The Garner speeded-classification task was used in the past decade to explore potential differences between the processes underlying action and perception. Garner interference effects were consistently found for perceptually driven tasks, implying holistic, Gestalt-based processing of object shape. On the contrary, when goal-directed actions were performed toward real 3D objects, no Garner interference effects were found, which is usually interpreted as evidence for analytic processing style (Ganel & Goodale, 2003, 2014; Janczyk & Kunde, 2012; Kunde et al., 2007; but see Hesse & Schenk, 2013). This dissociation was interpreted as support for the perception-action model (Goodale & Milner, 1992).

A significant effect of Garner interference was found for accuracy, or precision (indicated by more variable performance in the filtering compared to the baseline blocks), but not for RTs. The lack of a significant Garner interference effect for RTs may be accounted for by the idea that grasping directed at 2D object is hybrid in nature, mediated by both dorsal and ventral stream processing in an interactive manner. This is also evident in the movement trajectory analysis, which shows that grasping movements resemble 3D grasping (i.e., MGA at 70 % of movement time), but at the same time show flatter MGA-final grip trajectory differences (also see Westwood et al. 2002), which could be associated with perceptually-based effects on grasps. Future research is needed to reaffirm this interpretation.

The present study, as well as previous studies (e.g., Holmes & Heath, 2013), investigated potential differences between grasping directed toward 3D objects and grasping directed toward 2D objects, which were represented by simple line drawings. Hence, it is not yet clear which properties could have mediated the observed differences in performance for these two stimulus types. In particular, simple 2D drawings do not allow tactile feedback at the end of the trial and lack multiple depth cues which are available when grasping is directed toward real 3D objects. Future studies should therefore carefully manipulate these different properties to unfold the exact role of each cue in the planning and execution of visually guided actions.

Beyond exploring the mechanisms that underlie visuomotor control toward 2D objects, the present line of investigation could also contribute to improved theoretical conceptualization of the mechanisms mediating grasping directed at real 3D objects. For example, according to Dixon and Glover’s planning-control account, which has been put forward as an alternative for Goodale and Milner’s action-perception model, the planning of a visuomotor grasping movements is initially affected by relative, perceptual organization rules. Only later through the action trajectory, when the fingers approach the target object, feedback from the fingers and from the target object is effectively used by the visuomotor system to counteract the initial effects of visual perception (Glover & Dixon, 2001). Note that the results of the current experiment cannot be easily accommodated by the planning-control account. In particular, 2D grasping movements are made toward distinct, visually visible targets that provide complete visual feedback from the fingers and from the target object throughout the entire movement. Therefore, according to Glover and Dixon’s model, relative effects of visual perception are predicted to diminish during 2D grasping when the fingers approach the object. Contrary to this prediction, the current findings show that grasping trajectories toward 2D objects were affected by perceptual, relative-based processing style even at late stages of the movement trajectory, which include the point in time at which MGAs are achieved (Jakobson & Goodale, 1991; Jeannerod, 1984, 1986).
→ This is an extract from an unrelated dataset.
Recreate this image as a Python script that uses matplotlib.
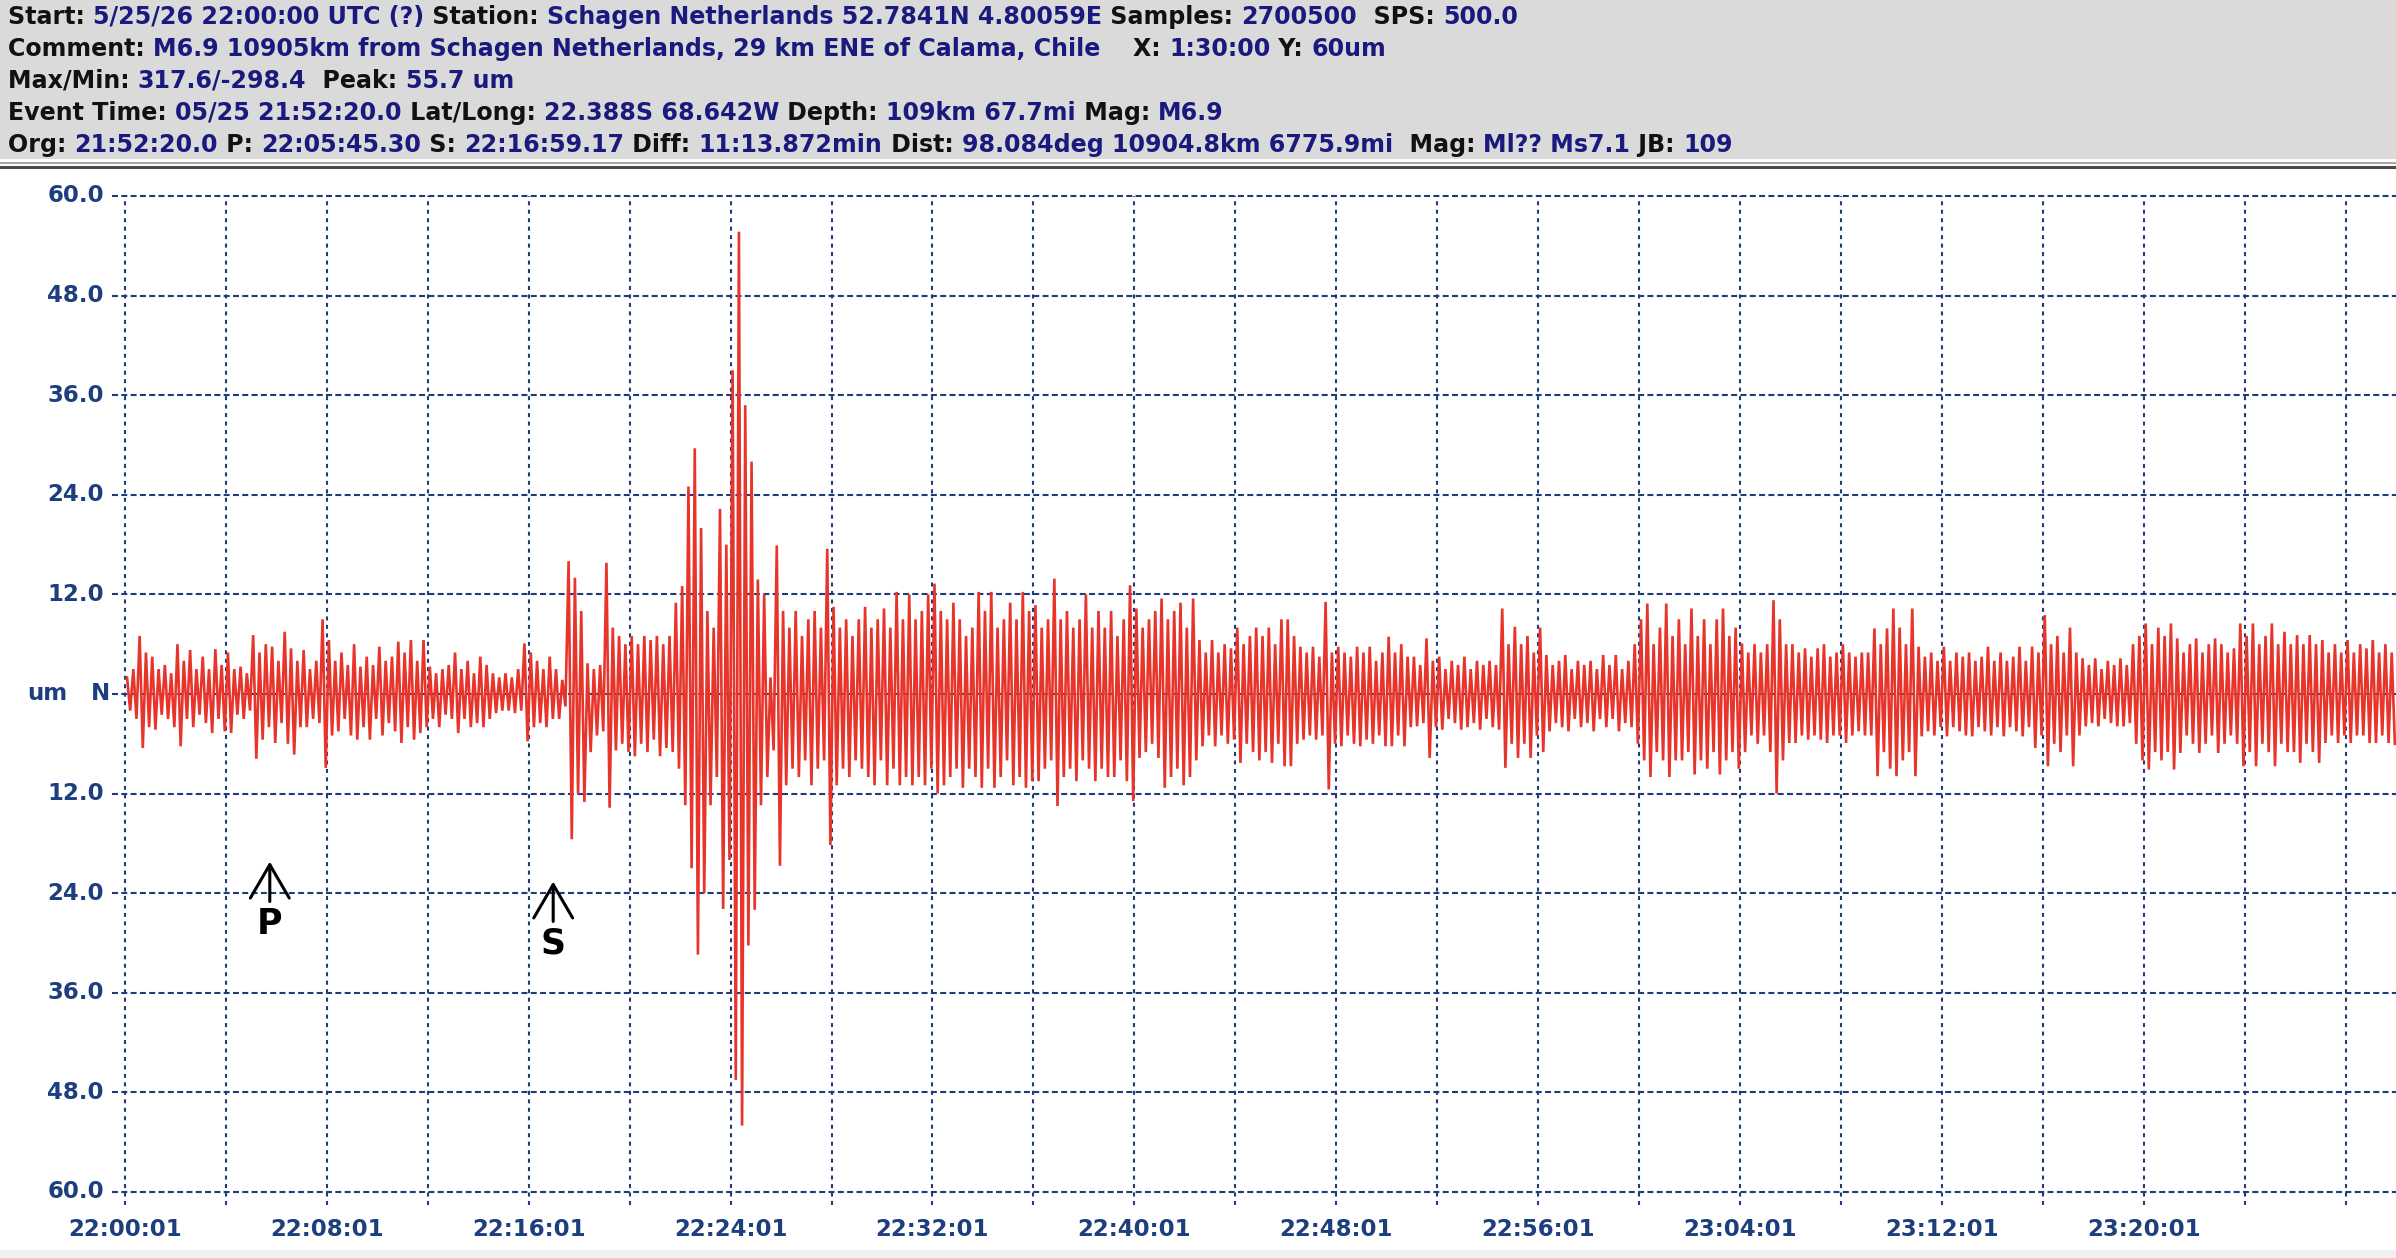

In conclusion, the current results provide new evidence to support the idea that grasping directed toward 2D objects is fundamentally different from grasping of 3D objects. In particular, while grasping of 3D objects relies on an analytic representation of object shape, grasping toward 2D objects relies on a holistic representation. Hence, our findings suggest that 2D objects may not be a valid proxy for real objects, particularly in the case of visually guided actions.